Śledztwo, które prowadziła Prokuratura Regionalna w Gdańsku, zakończyło się skierowaniem aktu oskarżenia przeciwko czterem osobom. Głównymi oskarżonymi są ojczym chłopca, Dawid B., oraz jego matka, Magdalena B.
Rodzina Kamilka oskarżona
Zobacz zdjęcia
Zabójstwo ze szczególnym okrucieństwem. Lista zarzutów jest długa
Prokuratura postawiła Dawidowi B. najcięższy możliwy zarzut – zabójstwa ze szczególnym okrucieństwem, popełnionego w warunkach recydywy. To jednak nie wszystko. Mężczyzna odpowie również za fizyczne i psychiczne znęcanie się nad Kamilem oraz jego siedmioletnim bratem Fabianem.

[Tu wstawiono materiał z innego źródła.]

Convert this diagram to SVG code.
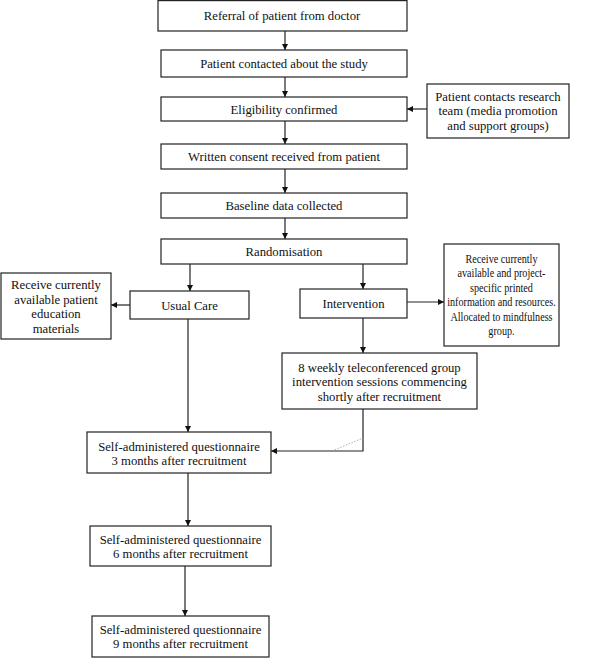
<svg xmlns="http://www.w3.org/2000/svg" width="600" height="658" viewBox="0 0 600 658">
<style>
.box{fill:#fff;stroke:#222;stroke-width:1.2}
text{font-family:"Liberation Serif","Times New Roman",serif;font-size:12.7px;fill:#111;text-anchor:middle}
.ln{stroke:#222;stroke-width:1.2;fill:none}
</style>
<defs>
<marker id="ah" viewBox="0 0 8 8" refX="8" refY="4" markerWidth="6" markerHeight="6" markerUnits="userSpaceOnUse" orient="auto">
<path d="M0,0 L8,4 L0,8 Z" fill="#111"/>
</marker>
</defs>
<rect width="600" height="658" fill="#fff"/>
<g id="connectors">
<line class="ln" x1="285" y1="31" x2="285" y2="50" marker-end="url(#ah)"/>
<line class="ln" x1="285" y1="77" x2="285" y2="97" marker-end="url(#ah)"/>
<line class="ln" x1="427" y1="109" x2="407" y2="109" marker-end="url(#ah)"/>
<line class="ln" x1="285" y1="121" x2="285" y2="144" marker-end="url(#ah)"/>
<line class="ln" x1="285" y1="169" x2="285" y2="193" marker-end="url(#ah)"/>
<line class="ln" x1="285" y1="218" x2="285" y2="239" marker-end="url(#ah)"/>
<line class="ln" x1="190" y1="264" x2="190" y2="291" marker-end="url(#ah)"/>
<line class="ln" x1="363" y1="264" x2="363" y2="289" marker-end="url(#ah)"/>
<line class="ln" x1="130" y1="305" x2="111" y2="305" marker-end="url(#ah)"/>
<line class="ln" x1="407" y1="302" x2="444" y2="302" marker-end="url(#ah)"/>
<line class="ln" x1="363" y1="318" x2="363" y2="353" marker-end="url(#ah)"/>
<line class="ln" x1="188" y1="319" x2="188" y2="432" marker-end="url(#ah)"/>
<polyline class="ln" points="363,409 363,451 271,451" marker-end="url(#ah)"/>
<line x1="332" y1="451" x2="363" y2="438" stroke="#999" stroke-width="0.8" stroke-dasharray="1.5,1.5"/>
<line class="ln" x1="188" y1="473" x2="188" y2="526" marker-end="url(#ah)"/>
<line class="ln" x1="185" y1="566" x2="185" y2="616" marker-end="url(#ah)"/>
</g>
<g id="referral"><rect class="box" x="158" y="0.6" width="249" height="30.4"/><text x="282" y="19.5">Referral of patient from doctor</text></g>
<g id="contacted"><rect class="box" x="161" y="50" width="246" height="27"/><text x="284" y="68">Patient contacted about the study</text></g>
<g id="eligibility"><rect class="box" x="161" y="97" width="246" height="24"/><text x="284" y="113.5">Eligibility confirmed</text></g>
<g id="self-contact"><rect class="box" x="427" y="84" width="142" height="54"/><text x="498" y="100.5">Patient contacts research</text><text x="498" y="115">team (media promotion</text><text x="498" y="129.5">and support groups)</text></g>
<g id="consent"><rect class="box" x="161" y="144" width="246" height="25"/><text x="284" y="161">Written consent received from patient</text></g>
<g id="baseline"><rect class="box" x="161" y="193" width="246" height="25"/><text x="284" y="210">Baseline data collected</text></g>
<g id="randomisation"><rect class="box" x="161" y="239" width="246" height="25"/><text x="284" y="256">Randomisation</text></g>
<g id="usual-care"><rect class="box" x="130" y="291" width="119" height="28"/><text x="189.5" y="309.5">Usual Care</text></g>
<g id="usual-materials"><rect class="box" x="1" y="273" width="110" height="66"/><text x="56" y="289">Receive currently</text><text x="56" y="303.5">available patient</text><text x="56" y="318">education</text><text x="56" y="332.5">materials</text></g>
<g id="intervention"><rect class="box" x="300" y="289" width="107" height="29"/><text x="353.5" y="308">Intervention</text></g>
<g id="intervention-materials"><rect class="box" x="444" y="244" width="115" height="102"/>
<g transform="translate(501.5,0) scale(0.8,1)" font-size="12.4"><text x="0" y="263">Receive currently</text><text x="0" y="277.4">available and project-</text><text x="0" y="291.8">specific printed</text><text x="0" y="306.2">information and resources.</text><text x="0" y="320.6">Allocated to mindfulness</text><text x="0" y="335">group.</text></g></g>
<g id="sessions"><rect class="box" x="282" y="353" width="195" height="56"/><text x="379.5" y="371.5">8 weekly teleconferenced group</text><text x="379.5" y="386">intervention sessions commencing</text><text x="379.5" y="400.5">shortly after recruitment</text></g>
<g id="q3"><rect class="box" x="87" y="432" width="184" height="41"/><text x="179" y="450.5">Self-administered questionnaire</text><text x="179" y="464.5">3 months after recruitment</text></g>
<g id="q6"><rect class="box" x="90" y="526" width="181" height="40"/><text x="180.5" y="543.5">Self-administered questionnaire</text><text x="180.5" y="557.5">6 months after recruitment</text></g>
<g id="q9"><rect class="box" x="92" y="616" width="177" height="41"/><text x="180.5" y="633.5">Self-administered questionnaire</text><text x="180.5" y="647.5">9 months after recruitment</text></g>
</svg>
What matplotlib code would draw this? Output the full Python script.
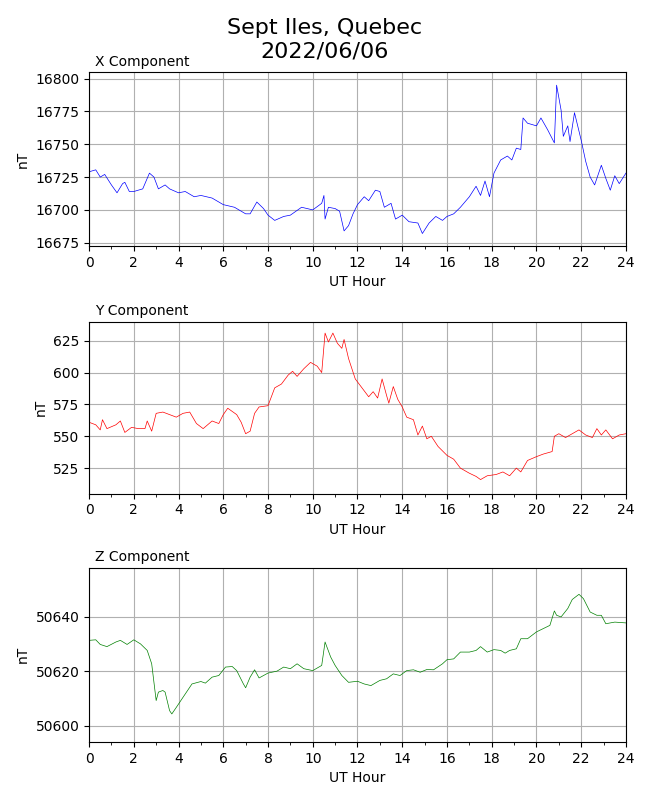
from matplotlib import pyplot as plt
from matplotlib.ticker import MultipleLocator

# UT hours and readings (nT)
x_hours = [0, 0.3, 0.5, 0.7, 1.0, 1.25, 1.5, 1.6, 1.8, 2.0, 2.4, 2.7, 2.9, 3.1, 3.4, 3.6,
           4.0, 4.3, 4.7, 5.0, 5.5, 6.0, 6.5, 7.0, 7.2, 7.5, 7.8, 8.0, 8.3, 8.7, 9.0, 9.5,
           10.0, 10.4, 10.5, 10.55, 10.7, 11.0, 11.2, 11.4, 11.6, 11.8, 12.0, 12.3, 12.5,
           12.8, 13.0, 13.2, 13.5, 13.7, 14.0, 14.3, 14.7, 14.9, 15.2, 15.5, 15.8, 16.0,
           16.3, 16.6, 17.0, 17.3, 17.5, 17.7, 17.9, 18.1, 18.4, 18.7, 18.9, 19.1, 19.3,
           19.4, 19.6, 19.8, 20.0, 20.2, 20.5, 20.8, 20.9, 21.1, 21.2, 21.4, 21.5, 21.7,
           21.9, 22.0, 22.2, 22.4, 22.6, 22.9, 23.1, 23.3, 23.5, 23.7, 24.0]
x_vals = [16729, 16730.5, 16725, 16727, 16719, 16713, 16720, 16721, 16714, 16714, 16716,
          16728, 16725, 16716, 16719, 16716, 16713, 16714, 16710, 16711, 16709, 16704,
          16702, 16697, 16697, 16706, 16701, 16696, 16692, 16695, 16696, 16702, 16700,
          16705, 16711, 16693, 16702, 16701, 16699, 16684, 16688, 16697, 16704, 16710,
          16707, 16715, 16714, 16702, 16705, 16693, 16696, 16691, 16690, 16682, 16690,
          16695, 16692, 16695, 16697, 16702, 16710, 16718, 16711, 16722, 16710, 16728,
          16738, 16741, 16738, 16747, 16746, 16770, 16766, 16765, 16764, 16770, 16761,
          16751, 16795, 16776, 16756, 16764, 16752, 16774, 16760, 16753, 16737, 16725,
          16719, 16734, 16724, 16715, 16726, 16720, 16728]

y_hours = [0, 0.3, 0.5, 0.6, 0.8, 1.2, 1.4, 1.6, 1.9, 2.2, 2.5, 2.6, 2.8, 3.0, 3.3, 3.6,
           3.9, 4.2, 4.5, 4.8, 5.1, 5.5, 5.8, 6.0, 6.2, 6.6, 6.8, 7.0, 7.2, 7.4, 7.6, 8.0,
           8.3, 8.6, 8.9, 9.1, 9.3, 9.6, 9.9, 10.2, 10.4, 10.55, 10.7, 10.9, 11.1, 11.3,
           11.4, 11.6, 11.9, 12.2, 12.5, 12.7, 12.9, 13.1, 13.3, 13.4, 13.6, 13.8, 14.0,
           14.2, 14.5, 14.7, 14.9, 15.1, 15.3, 15.6, 16.0, 16.3, 16.6, 17.0, 17.3, 17.5,
           17.8, 18.2, 18.5, 18.8, 19.1, 19.3, 19.6, 20.0, 20.3, 20.7, 20.8, 21.0, 21.3,
           21.6, 21.9, 22.2, 22.5, 22.7, 22.9, 23.1, 23.4, 23.7, 24.0]
y_vals = [561, 559, 555, 563, 556, 559, 562, 553, 557, 556, 556, 562, 554, 568, 569, 567,
          565, 568, 569, 560, 556, 562, 560, 567, 572, 567, 561, 552, 554, 568, 573, 574,
          588, 591, 598, 601, 597, 603, 608, 605, 600, 631, 624, 631, 623, 619, 626, 611,
          595, 588, 581, 585, 580, 595, 582, 576, 589, 579, 573, 565, 563, 551, 558, 548,
          550, 542, 535, 532, 525, 521, 518.5, 516, 519, 520, 522, 519, 525, 522, 531,
          534, 536, 538, 550, 552, 549, 552, 555, 551, 549, 556, 551, 555, 548, 551, 552]

z_hours = [0, 0.3, 0.5, 0.8, 1.2, 1.4, 1.7, 2.0, 2.3, 2.6, 2.8, 3.0, 3.1, 3.3, 3.4, 3.6,
           3.7, 3.9, 4.2, 4.6, 5.0, 5.2, 5.5, 5.8, 6.1, 6.4, 6.6, 6.9, 7.0, 7.2, 7.4, 7.6,
           8.0, 8.4, 8.7, 9.0, 9.3, 9.6, 10.0, 10.4, 10.55, 10.8, 11.0, 11.3, 11.6, 12.0,
           12.3, 12.6, 13.0, 13.3, 13.6, 13.9, 14.2, 14.5, 14.8, 15.1, 15.4, 15.8, 16.0,
           16.3, 16.6, 17.0, 17.3, 17.5, 17.8, 18.1, 18.4, 18.6, 18.8, 19.1, 19.3, 19.6,
           20.0, 20.3, 20.6, 20.8, 20.9, 21.1, 21.4, 21.6, 21.9, 22.1, 22.4, 22.7, 22.9,
           23.1, 23.5, 24.0]
z_vals = [50631.3, 50631.5, 50629.8, 50629, 50630.7, 50631.3, 50629.8, 50631.5, 50630,
          50627.6, 50622.7, 50609.2, 50612.3, 50612.9, 50612.3, 50605.5, 50604.3, 50606.7,
          50610.4, 50615.3, 50616.2, 50615.6, 50617.8, 50618.4, 50621.5, 50621.7, 50620.2,
          50615.3, 50613.9, 50617.8, 50620.5, 50617.5, 50619.3, 50620, 50621.5, 50620.9,
          50622.7, 50620.9, 50620.2, 50622.1, 50630.7, 50625.2, 50622.1, 50618.4, 50615.9,
          50616.3, 50615.3, 50614.7, 50616.6, 50617.2, 50619.0, 50618.4, 50620.2, 50620.5,
          50619.6, 50620.6, 50620.5, 50622.7, 50624.2, 50624.5, 50627.0, 50627.0, 50627.6,
          50629, 50627.0, 50627.9, 50627.6, 50626.6, 50627.6, 50628.2, 50631.9, 50631.9,
          50634.4, 50635.6, 50636.8, 50642.1, 50640.5, 50639.9, 50643, 50646.3, 50648.2,
          50646.6, 50641.7, 50640.5, 50640.5, 50637.4, 50638.0, 50637.7]

fig = plt.figure(figsize=(6.5, 8), dpi=100)
fig.suptitle('Sept Iles, Quebec\n2022/06/06', fontsize=16, y=0.977)

panels = [
    ('X Component', x_hours, x_vals, 'blue', (16672.5, 16805), [0.137, 0.6925, 0.826, 0.2175]),
    ('Y Component', y_hours, y_vals, 'red', (505, 640), [0.137, 0.383, 0.826, 0.215]),
    ('Z Component', z_hours, z_vals, 'green', (50594, 50658), [0.137, 0.0725, 0.826, 0.218]),
]

for name, hrs, vals, col, ylim, rect in panels:
    ax = fig.add_axes(rect)
    ax.plot(hrs, vals, color=col, linewidth=0.5)
    ax.set_xlim(0, 24)
    ax.set_ylim(*ylim)
    ax.xaxis.set_major_locator(MultipleLocator(2))
    ax.xaxis.set_minor_locator(MultipleLocator(1))
    ax.grid(True, which='major', color='#b0b0b0')
    ax.set_xlabel('UT Hour')
    ax.set_ylabel('nT')
    ax.text(0.012, 1.02, name, transform=ax.transAxes, fontsize=10, ha='left', va='bottom')

plt.savefig('out.png')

W akcie oskarżenia znalazł się także zarzut molestowania seksualnego małoletniej pokrzywdzonej.
Matka chłopca, Magdalena B., została oskarżona o udzielenie pomocy mężowi w popełnieniu zbrodni. Według śledczych, kobieta nie reagowała na przemoc, której dopuszczał się jej mąż, i pozostawiła syna w stanie bezpośredniego zagrożenia życia. Sama również miała znęcać się nad synami. Na ławie oskarżonych zasiądą także Aneta i Wojciech J., członkowie rodziny, którym zarzuca się nieudzielenie pomocy ośmiolatkowi.
Pogrzeb Kamilka
Zobacz zdjęcia
Piekło na ziemi. Tak wyglądały ostatnie miesiące życia Kamila
Sprawa maltretowania chłopca wyszła na jaw dzięki zgłoszeniu jego biologicznego ojca. Ustalenia śledztwa są wstrząsające. Dawid B. przez wiele miesięcy miał katować pasierba. Tuż przed tragicznymi wydarzeniami, które doprowadziły do śmierci dziecka, miał polewać go wrzątkiem i kłaść na rozgrzanym piecu węglowym. To spowodowało u chłopca rozległe i śmiertelne obrażenia, w tym oparzenia głowy, klatki piersiowej i kończyn.
W toku śledztwa przesłuchano około 60 świadków i powołano kilkunastu biegłych, którzy uznali wszystkich oskarżonych za poczytalnych. Dawidowi B. i Magdalenie B. grozi kara dożywotniego pozbawienia wolności. Wojciechowi J. i Anecie J. grozi do trzech lat więzienia.